The key, she explained, was in holding it for just the right amount of time after putting punk to fuse. Too much explanation. Not enough self-awareness.
Picnics in the city park next to the lily pond.
Homemade ice cream with a just-right excess of vanilla flavoring.
Fried chicken and potato salad. Corn on the cob. Croquet.
Climbing the mulberry tree in the backyard.
The scent of clean sheets fresh off the line. Sleeping outside in a homemade tent made from two old blankets pinned to the clothesline. The old neighbor who build a clubhouse out of 2 x 2’s draped with old quilts. Ah, the smell of those old quilts, moist with dew.
The clubhouse could be anything. And it was. Sometimes it was a lemonade stand. Sometimes a house. Sometimes a secret hiding place to stay out of the hot summer sun.

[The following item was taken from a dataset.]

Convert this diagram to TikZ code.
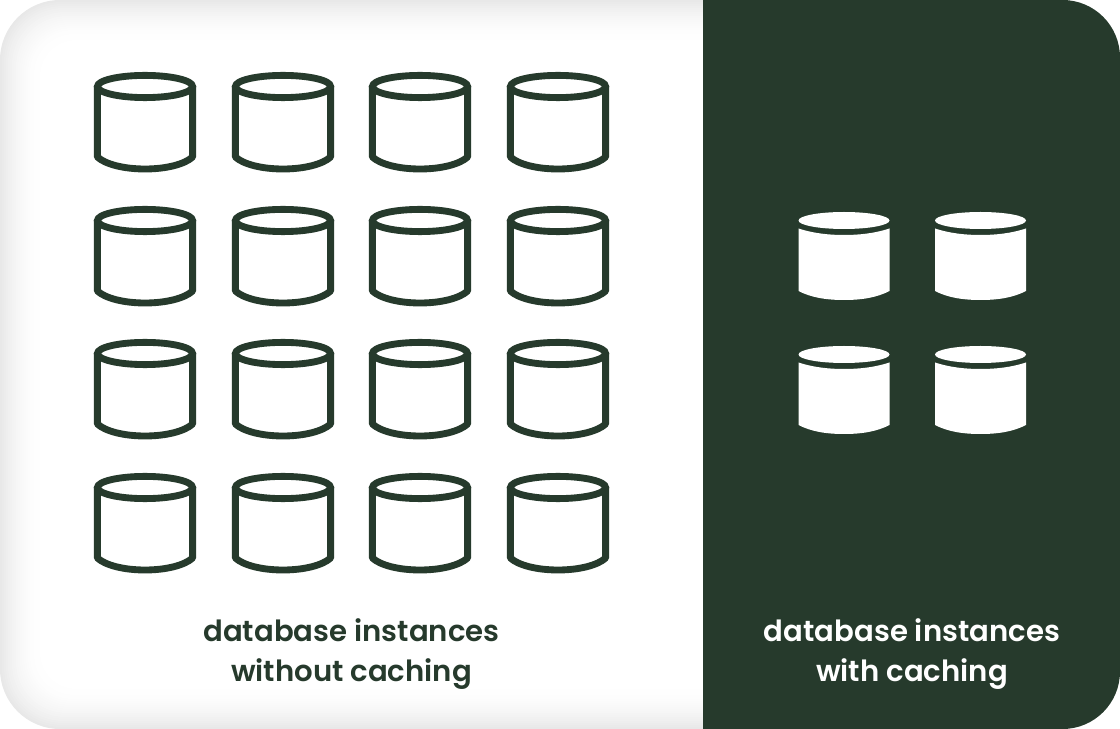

Earlier times were filled with other play houses. Once I created an entire home within our screened in porch, using only cardboard boxes and a box of crayons.
Fun with the neighborhood kids.
Theater skits in the old barn down the street. Barbie parties. Creating clothes and shoebox playhouses for short ugly troll dolls whose faces were frozen in hideous grins.
Hide and go seek. Catching fireflies and listening to the locusts. Thunderstorms. And fans that attempted without success to cool things down enough to be able to sleep.
And I loved school.
Bluebird stickers on a poster about “Trees.”
Corduroy pants under dresses for the cold walk to school.
The smell of dry leaves in the fall and the mustiness of the ground beneath.
Christmas trees made from green construction paper and multicolored tissue paper.
Mom’s warm chocolate cookies and ice cold milk waiting for me in our steamy kitchen.